GOAL
Retype nothing but the lines from the start of the material up to and including the line with "Chart.register(...registerables);". Pictures don't belong in the copy.

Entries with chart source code
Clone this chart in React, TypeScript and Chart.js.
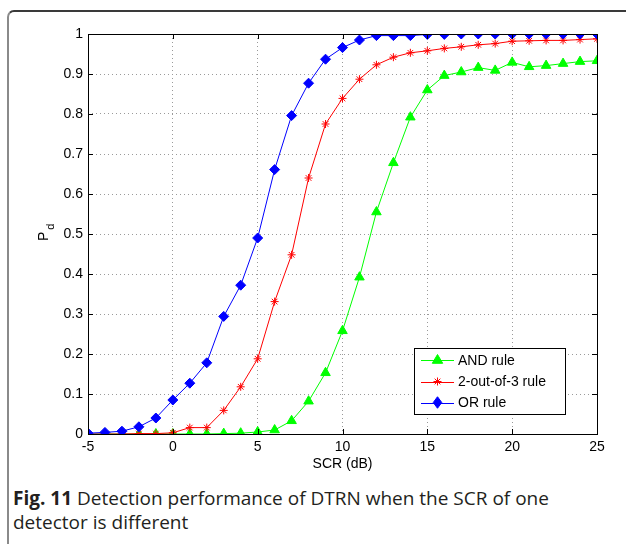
import React, { useEffect, useRef } from "react";
import { Chart, registerables } from "chart.js";

Chart.register(...registerables);

const scr: number[] = [-5, -4, -3, -2, -1, 0, 1, 2, 3, 4, 5, 6, 7, 8, 9, 10, 11, 12, 13, 14, 15, 16, 17, 18, 19, 20, 21, 22, 23, 24, 25];

const andRule: number[] = [0, 0, 0, 0, 0, 0, 0, 0, 0.001, 0.002, 0.005, 0.01, 0.033, 0.082, 0.153, 0.258, 0.392, 0.555, 0.678, 0.792, 0.86, 0.896, 0.905, 0.916, 0.909, 0.929, 0.918, 0.921, 0.926, 0.931, 0.933];

const twoOfThree: number[] = [0, 0, 0, 0.001, 0.001, 0.003, 0.016, 0.016, 0.059, 0.118, 0.188, 0.331, 0.448, 0.64, 0.775, 0.839, 0.887, 0.923, 0.942, 0.953, 0.958, 0.964, 0.968, 0.973, 0.976, 0.982, 0.983, 0.984, 0.984, 0.986, 0.988];

const orRule: number[] = [0.002, 0.004, 0.007, 0.018, 0.04, 0.085, 0.127, 0.178, 0.294, 0.372, 0.49, 0.661, 0.796, 0.877, 0.937, 0.966, 0.985, 0.996, 0.996, 0.996, 0.999, 0.999, 1, 1, 1, 1, 1, 1, 1, 1, 1];

const seriesLabels: string[] = ["AND rule", "2-out-of-3 rule", "OR rule"];
const xTickValues: number[] = [-5, 0, 5, 10, 15, 20, 25];
const xTitle = "SCR (dB)";
const captionBold = "Fig. 11";
const captionText = " Detection performance of DTRN when the SCR of one detector is different";

const AXIS_FONT = "'Liberation Sans', Arial, Helvetica, sans-serif";

function drawMarker(ctx: CanvasRenderingContext2D, style: string, r: number, x: number, y: number) {
  ctx.beginPath();
  if (style === "triangle") {
    ctx.moveTo(x, y - r);
    ctx.lineTo(x + r * 0.95, y + r * 0.6);
    ctx.lineTo(x - r * 0.95, y + r * 0.6);
    ctx.closePath();
    ctx.fill();
    ctx.stroke();
  } else if (style === "rectRot") {
    ctx.moveTo(x, y - r * 1.15);
    ctx.lineTo(x + r * 0.85, y);
    ctx.lineTo(x, y + r * 1.15);
    ctx.lineTo(x - r * 0.85, y);
    ctx.closePath();
    ctx.fill();
    ctx.stroke();
  } else {
    for (let k = 0; k < 4; k++) {
      const a = (k * Math.PI) / 4;
      ctx.moveTo(x - r * Math.cos(a), y - r * Math.sin(a));
      ctx.lineTo(x + r * Math.cos(a), y + r * Math.sin(a));
    }
    ctx.stroke();
  }
}

const decorPlugin = {
  id: "decor",
  afterDraw(chart: any) {
    const ctx = chart.ctx;
    const { left, right, top, bottom } = chart.chartArea;
    const xs = chart.scales.x;
    const ys = chart.scales.y;
    ctx.save();
    ctx.strokeStyle = "#000";
    ctx.lineWidth = 1;
    ctx.strokeRect(Math.round(left) + 0.5, Math.round(top) + 0.5, Math.round(right - left), Math.round(bottom - top));
    const tl = 5;
    ctx.beginPath();
    xs.ticks.forEach((t: any) => {
      const px = Math.round(xs.getPixelForValue(t.value)) + 0.5;
      ctx.moveTo(px, bottom);
      ctx.lineTo(px, bottom - tl);
      ctx.moveTo(px, top);
      ctx.lineTo(px, top + tl);
    });
    ys.ticks.forEach((t: any) => {
      const py = Math.round(ys.getPixelForValue(t.value)) + 0.5;
      ctx.moveTo(left, py);
      ctx.lineTo(left + tl, py);
      ctx.moveTo(right, py);
      ctx.lineTo(right - tl, py);
    });
    ctx.stroke();

    ctx.fillStyle = "#000";
    ctx.font = `14px ${AXIS_FONT}`;
    ctx.textAlign = "center";
    ctx.textBaseline = "middle";
    ctx.fillText(xTitle, (left + right) / 2, bottom + 30);

    ctx.save();
    ctx.translate(46, (top + bottom) / 2 + 3);
    ctx.rotate(-Math.PI / 2);
    ctx.textAlign = "left";
    ctx.textBaseline = "alphabetic";
    ctx.font = `14px ${AXIS_FONT}`;
    ctx.fillText("P", -4, 2);
    const pw = ctx.measureText("P").width;
    ctx.font = `11px ${AXIS_FONT}`;
    ctx.fillText("d", -4 + pw + 2, 8);
    ctx.restore();

    const lx = 414, ly = 348, lw = 151, lh = 66;
    ctx.fillStyle = "#fff";
    ctx.fillRect(lx, ly, lw, lh);
    ctx.strokeStyle = "#000";
    ctx.lineWidth = 1;
    ctx.strokeRect(lx + 0.5, ly + 0.5, lw, lh);
    const rows = [360, 381.5, 402.5];
    chart.data.datasets.forEach((ds: any, i: number) => {
      const cy = rows[i];
      ctx.strokeStyle = ds.borderColor;
      ctx.lineWidth = 1;
      ctx.beginPath();
      ctx.moveTo(421, Math.round(cy) + 0.5);
      ctx.lineTo(454, Math.round(cy) + 0.5);
      ctx.stroke();
      ctx.fillStyle = ds.pointBackgroundColor;
      ctx.strokeStyle = ds.pointBorderColor;
      drawMarker(ctx, ds.pointStyle, ds.pointRadius, 437.5, cy);
      ctx.fillStyle = "#000";
      ctx.font = `14px ${AXIS_FONT}`;
      ctx.textAlign = "left";
      ctx.textBaseline = "middle";
      ctx.fillText(ds.label, 458, cy + 1);
    });
    ctx.restore();
  },
};

export default function App() {
  const ref = useRef<HTMLCanvasElement | null>(null);
  useEffect(() => {
    if (!ref.current) return;
    const mk = (vals: number[]) => scr.map((x, i) => ({ x, y: vals[i] }));
    const chart = new Chart(ref.current, {
      type: "line",
      data: {
        datasets: [
          {
            label: seriesLabels[0],
            data: mk(andRule),
            borderColor: "#00ff00",
            backgroundColor: "#00ff00",
            pointBackgroundColor: "#00ff00",
            pointBorderColor: "#00ff00",
            pointStyle: "triangle",
            pointRadius: 5.5,
            borderWidth: 1,
            tension: 0,
            order: 3,
          },
          {
            label: seriesLabels[1],
            data: mk(twoOfThree),
            borderColor: "#ff0000",
            backgroundColor: "#ff0000",
            pointBackgroundColor: "#ff0000",
            pointBorderColor: "#ff0000",
            pointStyle: "star",
            pointRadius: 4,
            borderWidth: 1,
            tension: 0,
            order: 2,
          },
          {
            label: seriesLabels[2],
            data: mk(orRule),
            borderColor: "#0000ff",
            backgroundColor: "#0000ff",
            pointBackgroundColor: "#0000ff",
            pointBorderColor: "#0000ff",
            pointStyle: "rectRot",
            pointRadius: 5,
            borderWidth: 1,
            tension: 0,
            order: 1,
          },
        ] as any,
      },
      options: {
        animation: false,
        responsive: false,
        devicePixelRatio: 1,
        layout: { padding: { left: 48, top: 34, right: 29, bottom: 16 } },
        plugins: { legend: { display: false }, tooltip: { enabled: false } },
        scales: {
          x: {
            type: "linear",
            min: -5,
            max: 25,
            afterFit: (s: any) => { s.height = 30; },
            afterBuildTicks: (s: any) => { s.ticks = xTickValues.map((v) => ({ value: v })); },
            ticks: { font: { family: AXIS_FONT, size: 14 }, color: "#000", padding: 5, maxRotation: 0, autoSkip: false },
            grid: { color: "#9a9a9a", lineWidth: 1, drawTicks: false },
            border: { display: false, dash: [1, 3] },
          },
          y: {
            type: "linear",
            min: 0,
            max: 1,
            afterFit: (s: any) => { s.width = 40; },
            ticks: {
              stepSize: 0.1,
              font: { family: AXIS_FONT, size: 14 },
              color: "#000",
              padding: 5,
              callback: (v: any) => String(Math.round(Number(v) * 10) / 10),
            },
            grid: { color: "#9a9a9a", lineWidth: 1, drawTicks: false },
            border: { display: false, dash: [1, 3] },
          },
        },
      } as any,
      plugins: [decorPlugin],
    });
    return () => chart.destroy();
  }, []);

  return (
    <div style={{ position: "fixed", left: 0, top: 0, width: 626, height: 544, background: "#fff", overflow: "hidden" }}>
      <div
        style={{
          position: "absolute",
          left: 7,
          top: 10,
          width: 700,
          height: 600,
          borderTop: "2px solid #3a3a3a",
          borderLeft: "2px solid #8a8a8a",
          borderTopLeftRadius: 7,
          boxSizing: "border-box",
        }}
      />
      <canvas ref={ref} width={626} height={480} style={{ position: "absolute", left: 0, top: 0, width: 626, height: 480 }} />
      <div
        style={{
          position: "absolute",
          left: 13,
          top: 486,
          width: 575,
          fontFamily: "'Open Sans', 'Noto Sans', sans-serif",
          fontSize: 19,
          lineHeight: "24px",
          color: "#231f20",
        }}
      >
        <b>{captionBold}</b>
        {captionText}
      </div>
    </div>
  );
}
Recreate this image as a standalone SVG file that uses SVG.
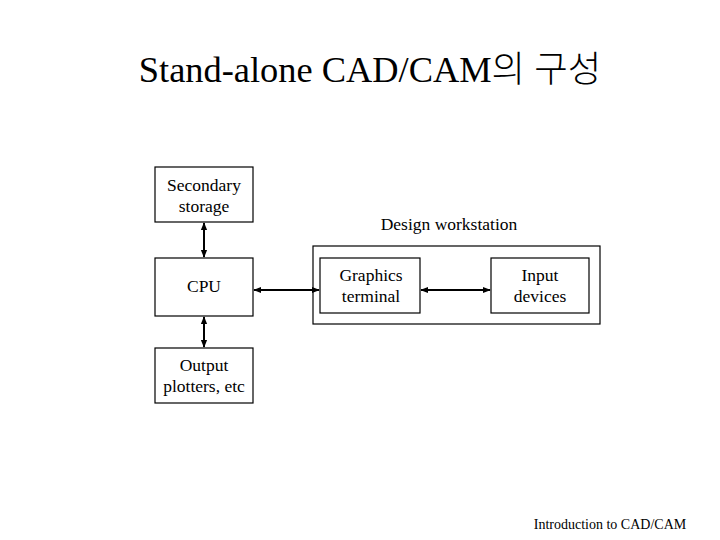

FINAL ANSWER
Clone this chart in React, TypeScript and Chart.js.
import React, { useEffect, useRef } from "react";
import { Chart, registerables } from "chart.js";

Chart.register(...registerables);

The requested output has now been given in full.